A friend (who isn’t a part of Occupy as far as I know) posted a link lauding the Invisible Children (now reportedly congratulated by the emperor himself) and their Kony video. As a counter-point I posted this FP piece that fact checks the video. My friend, Y, posted it on their wall saying something like, “I’m just putting it out there, not saying that’s the truth,” illustrating how critique can be enlisted in installing oneself at the perch of centrist civility, even as one cheer-leads the barbarities of empire. The post generated some chatter on the said friend’s page, making the following criticisms of the FP piece or perhaps of critique in general:
X: Ok, this one is a little frustrating to me in that, yes, the video could have been more clear, but that doesn’t mean that Kony isn’t evil and needs to be stopped. Nor does the pressure of “how best to do it” need to be on the filmmakers, as the article implies. Yes, it is good to have criticism and accountability, but scathing critiques with no solutions, leaving us to burrow back into our little holes of ignoring the world, do little good. This is why very few people want to do anything. They are crucified. Yes, we need to find people who have the best solutions, and be careful what we support. But lets not nit-pick and hate on something so that no one else dares try and help, lest they be torn apart too.

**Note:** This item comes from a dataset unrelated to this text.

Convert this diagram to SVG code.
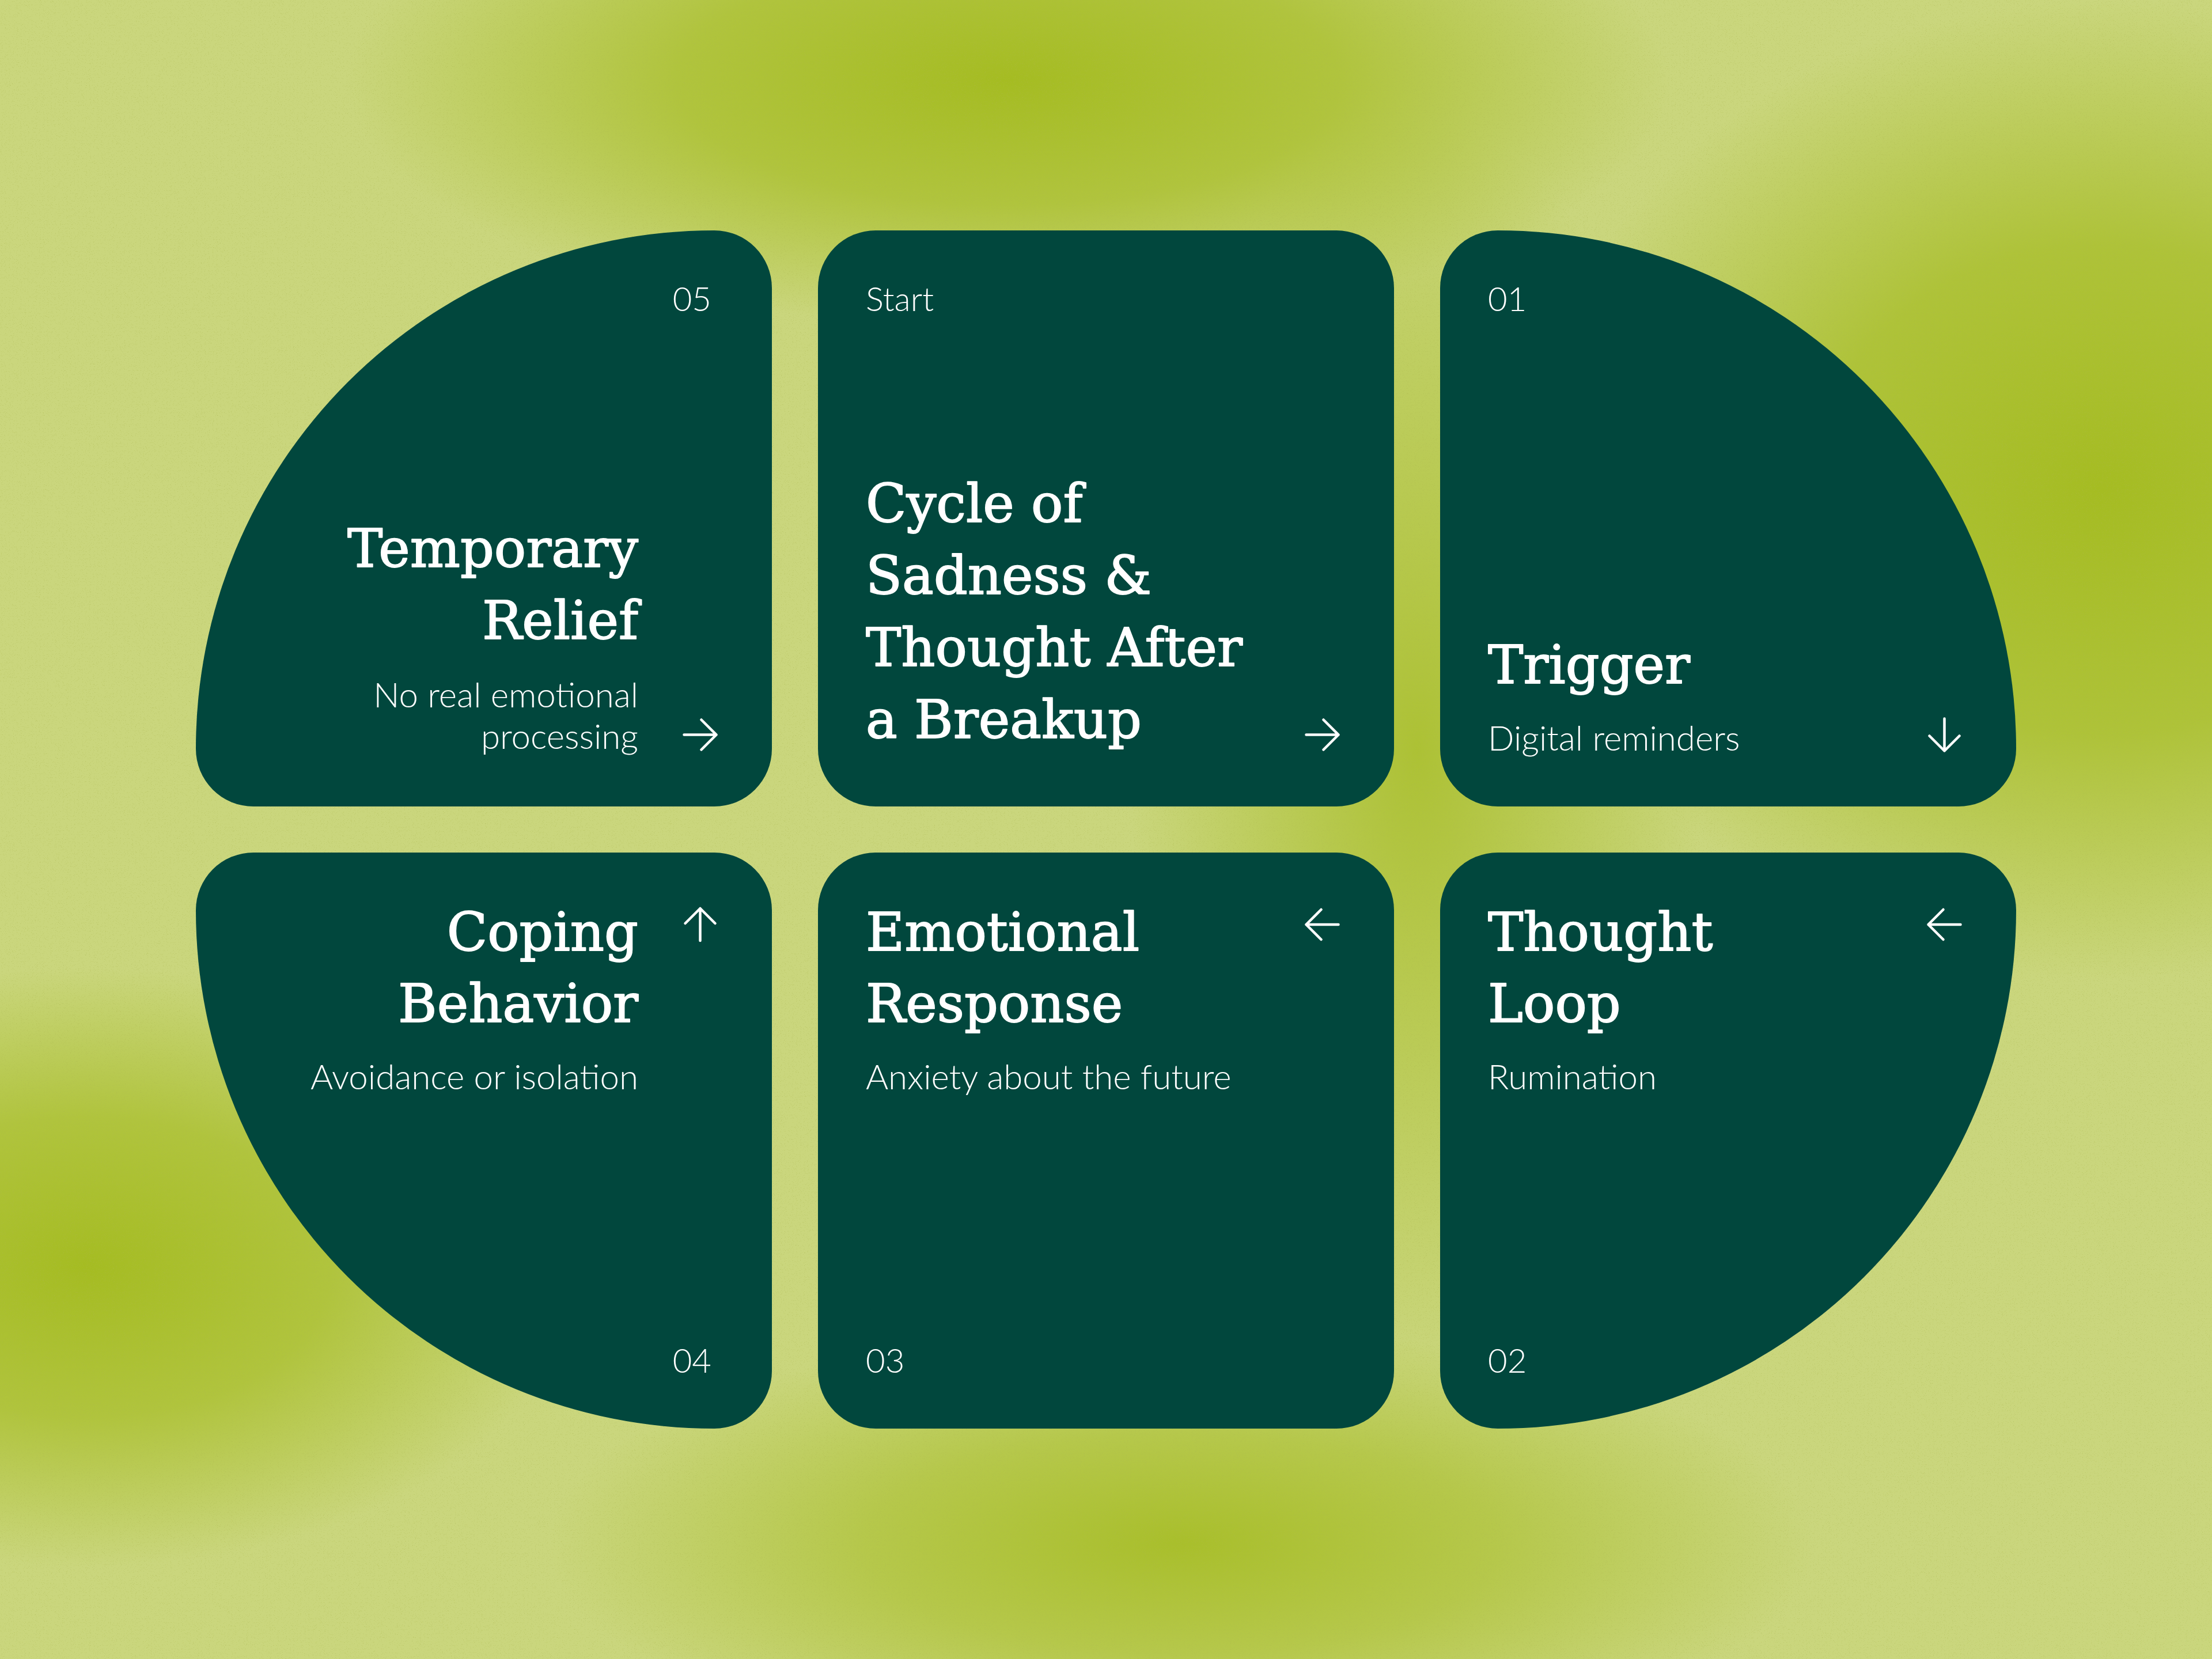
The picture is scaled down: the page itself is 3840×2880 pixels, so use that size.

Y: Agree… The bully is just a bully… If someone has a critique they should give a solution, and all critiques should be done with kindness. Truth without love & kindness is just browbeating! Although-not saying this guy is speaking truth. Just putting it out there so people can be fully informed. I still felt compelled to post it as it is one of the main articles that critics are referencing. I would rather people read it in conjunction with the response from Invisible Children first rather than hear of it from someone who knows nothing about human trafficking & slavery & who doesn’t post the counterpoint to the counterpoint. … [I] didn’t want to support any browbeating as truth. I don’t mind diverse opinions & people questioning, but i can’t stand bullies. What X said is true… many people don’t take a stand because they are afraid of the attacks on themselves if they stand for others.
Elliot Ross’ essay, The #Kony2012 Show, makes some points that it seems to me, need to be made again and again, and entirely too often:
The problem with the “awareness” argument is that it suggests that interest in the war in Uganda can be separated out from the experience of intensely racialized and charisma-driven moral masturbation, an experience which turns out to be, more than anything, one of the most intensely satisfying kinds of identity-formation.
…To ask people to climb down from the soaring heights of “Kony 2012”, a place where they get to feel both sanctified and superior, and truly descend into the mire of history and confusion is simply too big an ask. It would be boring and difficult and it would not be about Facebook or Angelina Jolie or coloured wristbands or me. When the euphoria evaporates and the Twittersphere has dried its tears (probably by the end of this week), all that remains will be yet another powerful myth of African degradation beneath Western power–and Jason Russell will be famous and rich.
But it may be too strongly/harshly worded for some. I personally like critique that has some bite and is done with verve, as opposed to, say, in a cheery and motivational manner, or in a flowery language, or by meandering about in dead, jargon-laden academic prose. The aesthetics of a critique are a different though, admittedly, related matter. The causticity and acerbity (or rage) comes from the weariness of having observed, studied, or lived through empires claiming to know best, even as they resurrect and recycle the same old missionary narratives endlessly.
I don’t consider it the task of critique to cough up prescriptive remedies, or the ten steps to a peaceful world, or a bullet-pointed problem-to-solution brief. The act of critique should, um, encourage critical thinking. That is, to analyze what is represented as reality or the question/issue, and what is presented as a solution. Out of the debris of demolished narratives arise new, alternative ways to think, unexplored potentialities and possibilities. To critique is already to think of alternate ways of seeing and being; to engage the world both deeply and broadly. Deeply in the sense that it is historically informed and locally rooted as much as possible. Broadly, in a sense that it builds (on) solidarity and highlights entanglements of our lives. That is what I think Judith Butler calls the shared precariousness of our lives. To do so, one needs to see how one is complicit in the issue (or a similar issue). Something that does not challenge, or implicate its readers/viewers — not necessarily in the sense that they haven’t acted to prevent a misery but how they are tied up with it already– should be considered suspect, or at least something to be looked at cautiously. Worst of all, imo, is to become implicated in causing more and many other miseries while having the intentions to do good. But alas, historically that has been the case more often than not. As Aldous Huxley said, “Hell isn’t merely paved with good intentions; it’s walled and roofed with them. Yes, and furnished too.”
Lastly — and this is not an argument for apathy or isolationism, but to the contrary — we also need to ask why we should make it a priority to “stop” a war-criminal in a foreign country we know nothing about. That too by using U.S military resources, arms, and arm-twisting (or arm-breaking). Remember that nation-states are not altruistic entities; they have their own agendas and interests — which is not the same as national interest, whatever that may mean — serving which is their primary and perhaps only goal. Why campaign for stopping a foreign evil, instead of or ahead of pushing for “stopping” and bringing to justice our own war-criminals, torturers, and mass-murderers, when the many victims (and counting) of our own imperial juggernaut and its global war-machine litter the earth without recourse, recompense, or even recognition? And we are complicit in the wrongs done to them, then and now.